Do you remember that old reality show on MTV where people were subjected to Candid Camera style situations and rewarded money based on how long they could endure? I have a low threshold for obnoxious behavior, but I'm also pretty non-confrontational so I think most situations I'd be able to keep my cool. On the other hand, if MTV ever wanted to keep their money they could film me trying to teach a small group of 3rd graders how to tell time and find elapsed time.

A recurring theme of this school year has been the large gaps in fundamentals. Whether it's students who don't know the sounds of the alphabet or how to quickly solve single digit addition and subtraction problems, I've been constantly flummoxed mid-lesson. Today was no exception as I struggled through an Everyday Math lesson on elapsed time.

A small victory took place when I realized that more than half of the class was nowhere close to ready for the independent task. I sent eight students to work in pairs and set to work on a "back to basics" lesson on time. The burst of enthusiasm that came from this decision hit a brick wall when I seemed to be making no progress.

"It's 9:04 now. What time will it be in 1 hour?"
"Let's take a look at this again. Which number is the hour? Good. Which number is the minutes? Good. So what time will it be in 1 hour?"

I attacked the math from every direction I could think of. I backtracked and tried to make connections to basic math the kids already knew - place value, counting by 1's - but nothing seemed to work. Time ran out, and there were no signs of progress.

Worst of all was my visible frustration. Key to helping any student learn is creating a "risk-free environment." Sighs of exasperation and barely contained, "Are you kidding me"-s don't exactly cultivate that kind of atmosphere.
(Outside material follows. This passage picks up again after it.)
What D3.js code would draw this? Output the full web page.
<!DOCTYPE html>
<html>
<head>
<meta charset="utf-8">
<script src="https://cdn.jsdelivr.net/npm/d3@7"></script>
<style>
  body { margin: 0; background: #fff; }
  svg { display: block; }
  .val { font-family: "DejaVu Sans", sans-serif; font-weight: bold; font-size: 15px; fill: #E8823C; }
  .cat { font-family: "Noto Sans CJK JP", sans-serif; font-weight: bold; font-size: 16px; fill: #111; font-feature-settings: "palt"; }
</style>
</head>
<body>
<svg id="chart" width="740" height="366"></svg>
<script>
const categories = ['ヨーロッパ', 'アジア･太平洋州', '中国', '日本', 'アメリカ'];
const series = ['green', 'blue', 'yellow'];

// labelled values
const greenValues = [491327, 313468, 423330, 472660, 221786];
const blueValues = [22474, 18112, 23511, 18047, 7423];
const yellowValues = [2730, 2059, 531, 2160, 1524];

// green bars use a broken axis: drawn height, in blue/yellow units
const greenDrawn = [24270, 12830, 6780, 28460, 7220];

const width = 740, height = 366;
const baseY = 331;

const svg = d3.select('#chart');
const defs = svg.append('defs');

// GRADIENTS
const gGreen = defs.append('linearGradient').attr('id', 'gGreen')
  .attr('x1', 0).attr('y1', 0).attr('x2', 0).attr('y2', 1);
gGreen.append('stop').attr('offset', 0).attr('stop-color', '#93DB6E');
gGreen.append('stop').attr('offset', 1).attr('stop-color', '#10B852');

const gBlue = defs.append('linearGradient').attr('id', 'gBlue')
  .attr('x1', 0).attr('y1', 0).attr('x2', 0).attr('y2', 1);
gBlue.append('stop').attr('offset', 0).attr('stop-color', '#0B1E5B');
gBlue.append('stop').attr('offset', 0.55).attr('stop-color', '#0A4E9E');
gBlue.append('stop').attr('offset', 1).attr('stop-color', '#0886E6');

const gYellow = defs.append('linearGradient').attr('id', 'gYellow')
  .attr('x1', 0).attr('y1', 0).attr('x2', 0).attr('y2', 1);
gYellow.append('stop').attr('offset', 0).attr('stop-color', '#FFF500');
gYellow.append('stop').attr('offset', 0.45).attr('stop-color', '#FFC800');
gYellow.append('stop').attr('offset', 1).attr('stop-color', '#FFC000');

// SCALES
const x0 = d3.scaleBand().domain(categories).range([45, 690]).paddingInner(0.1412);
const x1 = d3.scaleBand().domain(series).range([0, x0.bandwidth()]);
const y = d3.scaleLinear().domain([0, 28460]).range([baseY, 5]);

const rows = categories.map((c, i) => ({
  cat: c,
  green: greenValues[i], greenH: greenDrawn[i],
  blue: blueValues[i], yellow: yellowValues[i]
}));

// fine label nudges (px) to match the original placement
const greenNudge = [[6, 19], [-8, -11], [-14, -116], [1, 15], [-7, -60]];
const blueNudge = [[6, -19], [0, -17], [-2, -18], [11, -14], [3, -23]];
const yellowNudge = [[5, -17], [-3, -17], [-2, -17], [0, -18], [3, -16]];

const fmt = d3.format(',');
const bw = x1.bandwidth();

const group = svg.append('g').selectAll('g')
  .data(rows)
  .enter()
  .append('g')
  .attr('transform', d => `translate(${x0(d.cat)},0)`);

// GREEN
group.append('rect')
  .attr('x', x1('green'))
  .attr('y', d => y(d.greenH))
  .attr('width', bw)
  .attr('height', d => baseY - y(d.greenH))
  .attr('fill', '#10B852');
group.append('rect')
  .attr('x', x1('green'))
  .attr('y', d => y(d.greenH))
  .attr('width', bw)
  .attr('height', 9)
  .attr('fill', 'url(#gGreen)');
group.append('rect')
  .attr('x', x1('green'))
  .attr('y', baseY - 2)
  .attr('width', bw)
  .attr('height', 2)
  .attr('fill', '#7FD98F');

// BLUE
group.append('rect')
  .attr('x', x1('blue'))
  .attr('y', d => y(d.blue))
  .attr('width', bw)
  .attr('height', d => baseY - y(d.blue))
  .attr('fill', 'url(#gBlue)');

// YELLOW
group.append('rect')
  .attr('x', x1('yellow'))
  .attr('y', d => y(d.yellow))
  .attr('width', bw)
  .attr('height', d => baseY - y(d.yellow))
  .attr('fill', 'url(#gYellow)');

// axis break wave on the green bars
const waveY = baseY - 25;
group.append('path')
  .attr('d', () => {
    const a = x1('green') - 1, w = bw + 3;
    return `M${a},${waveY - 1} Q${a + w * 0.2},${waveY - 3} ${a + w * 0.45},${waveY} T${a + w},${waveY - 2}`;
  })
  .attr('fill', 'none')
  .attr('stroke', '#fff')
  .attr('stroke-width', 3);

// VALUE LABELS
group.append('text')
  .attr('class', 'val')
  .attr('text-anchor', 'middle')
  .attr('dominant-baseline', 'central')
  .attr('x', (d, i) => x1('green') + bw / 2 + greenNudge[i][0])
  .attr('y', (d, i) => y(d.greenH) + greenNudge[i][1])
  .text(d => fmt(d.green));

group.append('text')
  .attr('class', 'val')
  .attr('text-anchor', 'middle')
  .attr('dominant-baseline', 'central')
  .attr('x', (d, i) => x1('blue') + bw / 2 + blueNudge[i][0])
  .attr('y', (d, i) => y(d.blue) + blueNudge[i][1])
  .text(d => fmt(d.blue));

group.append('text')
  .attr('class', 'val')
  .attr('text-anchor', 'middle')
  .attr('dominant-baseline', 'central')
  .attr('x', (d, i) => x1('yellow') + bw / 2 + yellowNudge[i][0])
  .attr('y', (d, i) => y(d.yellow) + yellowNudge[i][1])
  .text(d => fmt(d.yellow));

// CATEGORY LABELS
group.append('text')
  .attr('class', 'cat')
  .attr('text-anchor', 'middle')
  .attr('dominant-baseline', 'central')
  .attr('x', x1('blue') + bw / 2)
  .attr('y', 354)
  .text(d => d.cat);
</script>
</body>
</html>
I guess there will always be lessons like this. Best laid plans and good intentions aren't always enough for success. As I get to know my kids more completely and understand their strengths and weaknesses I expect this will happen less frequently. For now it's time for a new game plan, one that addresses the basic skills my kids need, but are missing.


Ms. Peace said…
I have these moments in first grade too. We are supposed to be doing complements of 10 using pennies and I am always frustrated that my students cannot count 5 let alone 10 pennies accurately. It is so hard to make up for their gaps in learning, even in early childhood. I always have to take a deep breath and gently but with all seriousness teach them the basics over and over again as many times as it takes.
Ellen Brosbe said…
have you asked them what they know about time? I suspect they know when their lunch is... recess.. dismissal or favorite t.v. show?